Если бы эта парадоксальная проблема могла быть разрешена до конца; если бы, иначе говоря, поэт научился строить произведения, абсолютно лишенные элементов прозы, — поэмы, в которых мелодия развивалась бы безостановочно до исчерпания, в которых смысловые связи были бы неизменно тождественны отношениям гармоническим, в которых взаимопревращения мыслей казались бы более существенными, нежели всякая мысль, и в которых наличие темы растворялось бы полностью в игре фигур, — тогда позволительно было бы говорить о чистой поэзии как о чем‑то реальном. Это, однако, не так: практическая, или утилитарная, функция речи, логические навыки и структуры, равно как и беспорядочность, иррациональность словаря (следствия бесконечно разнообразного происхождения элементов речи, их огромной возрастной пестроты), о которых говорилось выше, приводят к неосуществимости подобных творений абсолютной поэзии. Тем не менее достаточно очевидно, что понятие этого идеального или вообразимого состояния чрезвычайно важно для оценки всякой реально существующей поэзии.

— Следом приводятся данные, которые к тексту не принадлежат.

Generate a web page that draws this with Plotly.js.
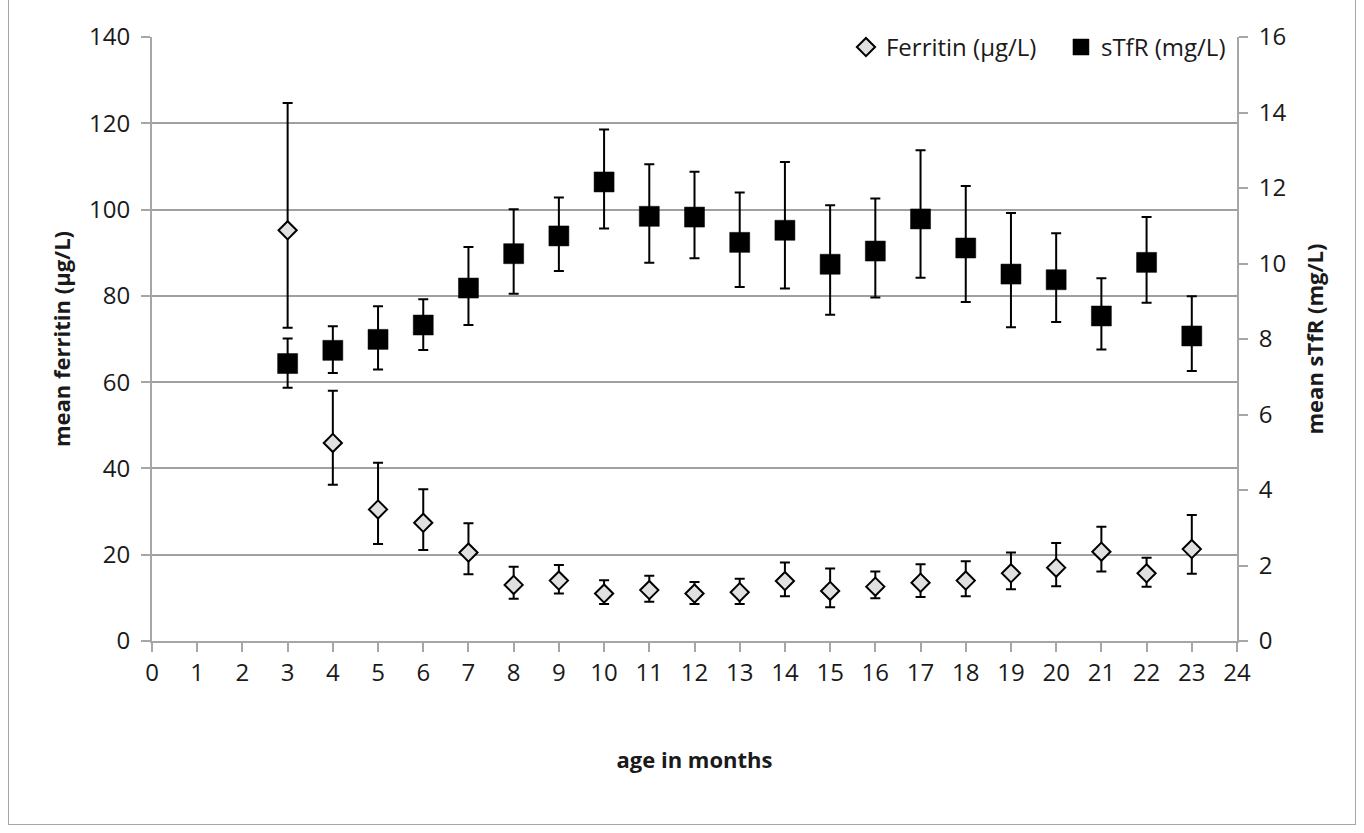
<!DOCTYPE html>
<html>
<head>
<meta charset="utf-8">
<script src="https://cdn.plot.ly/plotly-3.0.1.min.js"></script>
<style>
  html, body { margin: 0; padding: 0; background: #fff; }
  #frame { position: absolute; left: 8px; top: 0px; width: 1346px; height: 824px; border: 1.5px solid #a6a6a6; border-top: none; }
  #chart { position: absolute; left: 0; top: 0; width: 1364px; height: 833px; }
</style>
</head>
<body>
<div id="frame"></div>
<div id="chart"></div>
<script>
// age in months
const ages = [3, 4, 5, 6, 7, 8, 9, 10, 11, 12, 13, 14, 15, 16, 17, 18, 19, 20, 21, 22, 23];

// Ferritin (µg/L): mean, upper and lower error bar ends
const ferritinMean  = [95.2, 45.9, 30.5, 27.4, 20.5, 13.0, 14.0, 11.0, 11.8, 11.0, 11.3, 13.9, 11.6, 12.6, 13.5, 14.0, 15.7, 17.0, 20.7, 15.7, 21.3];
const ferritinUpper = [124.7, 58.0, 41.3, 35.2, 27.3, 17.2, 17.6, 14.1, 15.1, 13.7, 14.4, 18.2, 16.8, 16.1, 17.8, 18.5, 20.5, 22.7, 26.5, 19.3, 29.2];
const ferritinLower = [72.6, 36.2, 22.5, 21.1, 15.5, 9.8, 11.0, 8.6, 9.1, 8.6, 8.6, 10.4, 7.8, 9.9, 10.2, 10.4, 12.0, 12.7, 16.1, 12.6, 15.6];

// sTfR (mg/L): mean, upper and lower error bar ends
const stfrMean  = [7.35, 7.70, 7.99, 8.37, 9.35, 10.26, 10.73, 12.16, 11.25, 11.23, 10.56, 10.88, 9.98, 10.33, 11.18, 10.41, 9.72, 9.57, 8.61, 10.03, 8.08];
const stfrUpper = [8.01, 8.34, 8.87, 9.05, 10.44, 11.44, 11.75, 13.55, 12.63, 12.43, 11.88, 12.69, 11.54, 11.72, 13.00, 12.05, 11.34, 10.80, 9.61, 11.23, 9.13];
const stfrLower = [6.71, 7.10, 7.19, 7.71, 8.37, 9.20, 9.80, 10.93, 10.02, 10.14, 9.38, 9.34, 8.64, 9.10, 9.62, 8.98, 8.31, 8.45, 7.72, 8.96, 7.15];

// tick values
const xTicks = [0,1,2,3,4,5,6,7,8,9,10,11,12,13,14,15,16,17,18,19,20,21,22,23,24];
const yTicks = [0, 20, 40, 60, 80, 100, 120, 140];
const y2Ticks = [0, 2, 4, 6, 8, 10, 12, 14, 16];

const diff = (a, b) => a.map((v, i) => v - b[i]);

const font = '"Open Sans", "Noto Sans", "Liberation Sans", sans-serif';
const txt = '#1a1a1a';

const traces = [
  {
    name: 'Ferritin (µg/L)',
    x: ages, y: ferritinMean, type: 'scatter', mode: 'markers',
    marker: { symbol: 'diamond', size: 14, color: '#e0e0e0', line: { color: '#000', width: 2 } },
    error_y: { type: 'data', symmetric: false,
      array: diff(ferritinUpper, ferritinMean), arrayminus: diff(ferritinMean, ferritinLower),
      color: '#000', thickness: 2, width: 5 },
    yaxis: 'y'
  },
  {
    name: 'sTfR (mg/L)',
    x: ages, y: stfrMean, type: 'scatter', mode: 'markers',
    marker: { symbol: 'square', size: 20, color: '#000', line: { color: '#000', width: 0.5 } },
    error_y: { type: 'data', symmetric: false,
      array: diff(stfrUpper, stfrMean), arrayminus: diff(stfrMean, stfrLower),
      color: '#000', thickness: 2, width: 5 },
    yaxis: 'y2'
  }
];

const layout = {
  width: 1364, height: 833,
  margin: { l: 152, r: 127, t: 37, b: 192 },
  paper_bgcolor: 'rgba(0,0,0,0)', plot_bgcolor: 'rgba(0,0,0,0)',
  font: { family: font, size: 24, color: txt },
  showlegend: true,
  legend: { orientation: 'h', x: 0.6396, xanchor: 'left', y: 1.02, yanchor: 'top',
    font: { family: font, size: 24, color: txt }, bgcolor: 'rgba(0,0,0,0)',
    itemwidth: 30, tracegroupgap: 0, entrywidth: 170, entrywidthmode: 'pixels' },
  xaxis: {
    range: [0, 24], tickmode: 'array', tickvals: xTicks, ticktext: xTicks.map(String),
    showgrid: false, zeroline: false, showline: true, linecolor: '#a6a6a6', linewidth: 2,
    ticks: 'outside', ticklen: 9, tickwidth: 2, tickcolor: '#a6a6a6',
    tickfont: { family: font, size: 24, color: txt },
    title: { text: '<b>age in months</b>', font: { family: font, size: 22, color: txt }, standoff: 66 },
    fixedrange: true
  },
  yaxis: {
    range: [0, 140], tickmode: 'array', tickvals: yTicks,
    showgrid: true, gridcolor: '#a0a0a0', gridwidth: 2, zeroline: false,
    showline: true, linecolor: '#a6a6a6', linewidth: 2,
    ticks: 'outside', ticklen: 9, tickwidth: 2, tickcolor: '#a6a6a6', ticklabelstandoff: 6,
    tickfont: { family: font, size: 24, color: txt },
    title: { text: '<b>mean ferritin (µg/L)</b>', font: { family: font, size: 22, color: txt }, standoff: 12 },
    fixedrange: true
  },
  yaxis2: {
    range: [0, 16], tickmode: 'array', tickvals: y2Ticks, overlaying: 'y', side: 'right',
    showgrid: false, zeroline: false, showline: true, linecolor: '#a6a6a6', linewidth: 2,
    ticks: 'outside', ticklen: 9, tickwidth: 2, tickcolor: '#a6a6a6', ticklabelstandoff: 6,
    tickfont: { family: font, size: 24, color: txt },
    title: { text: '<b>mean sTfR (mg/L)</b>', font: { family: font, size: 22, color: txt }, standoff: 22 },
    fixedrange: true
  }
};

Plotly.newPlot('chart', traces, layout, { displayModeBar: false, staticPlot: true });
</script>
</body>
</html>
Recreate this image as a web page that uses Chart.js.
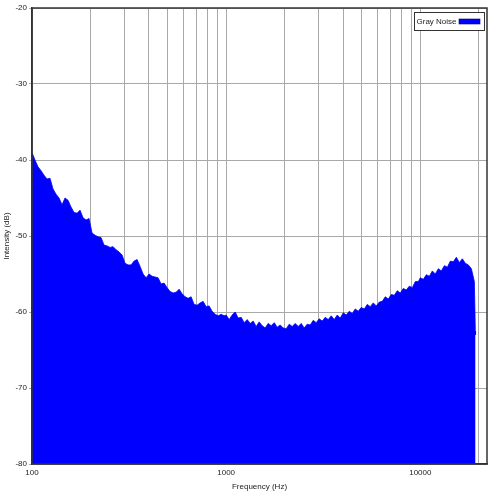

Идея чистой поэзии есть идея некоего недостижимого образца, некоего абсолютного предела влечений, усилий и возможностей поэта…
Вопросы поэзии
Последние лет сорок пять я наблюдал, как поэзия становилась объектом множества начинаний, подвергалась экспериментам самого различного свойства, испытывала пути совершенно неведомые, возвращалась порою к определенным традициям, участвовала, одним словом, в тех резких колебаниях и в том процессе непрестанного обновления, какие характерны, по-видимому, для нынешнего мира. Богатство и хрупкость комбинаций, непостоянство вкусов и быстрая смена ценностей, наконец, почитание крайностей и исчезновение незыблемого — таковы отличительные признаки нашего времени, кои ощущались бы куда сильнее, не отвечай они с такою точностью самой нашей чувствительности, которая все более притупляется.
В ходе этого полувека выявился последовательный ряд поэтических формул и методов, начиная с четкого и легко определимого типа, представленного Парнасом, и кончая творчеством наиболее необузданным и дерзаниями подлиннейше свободными. К совокупности этих новаторств надобно и важно добавить кое‑какие воскрешения, порой чрезвычайно удачные: заимствования, из XVI, XVII и XVIII веков, чистых и изощренных форм, изящество которых, быть может, неувядаемо.
Все эти искания получили толчок во Франции, что весьма примечательно, ибо, хотя страна эта и породила немало прославленных поэтов, поэтическая ее репутация стоит невысоко. В самом деле, за каких‑нибудь три столетия французы приучились не понимать истинной природы поэзии и соблазняться путями ложными, уводящими вспять от ее пределов. Я без труда покажу это здесь. Отсюда понятно, почему поэтические вспышки, эпизодически у нас случавшиеся, должны были принимать форму взрыва или мятежа — либо, напротив, сосредоточивались в узком кругу восторженных умов, ревниво хранивших свои сокровенные верования.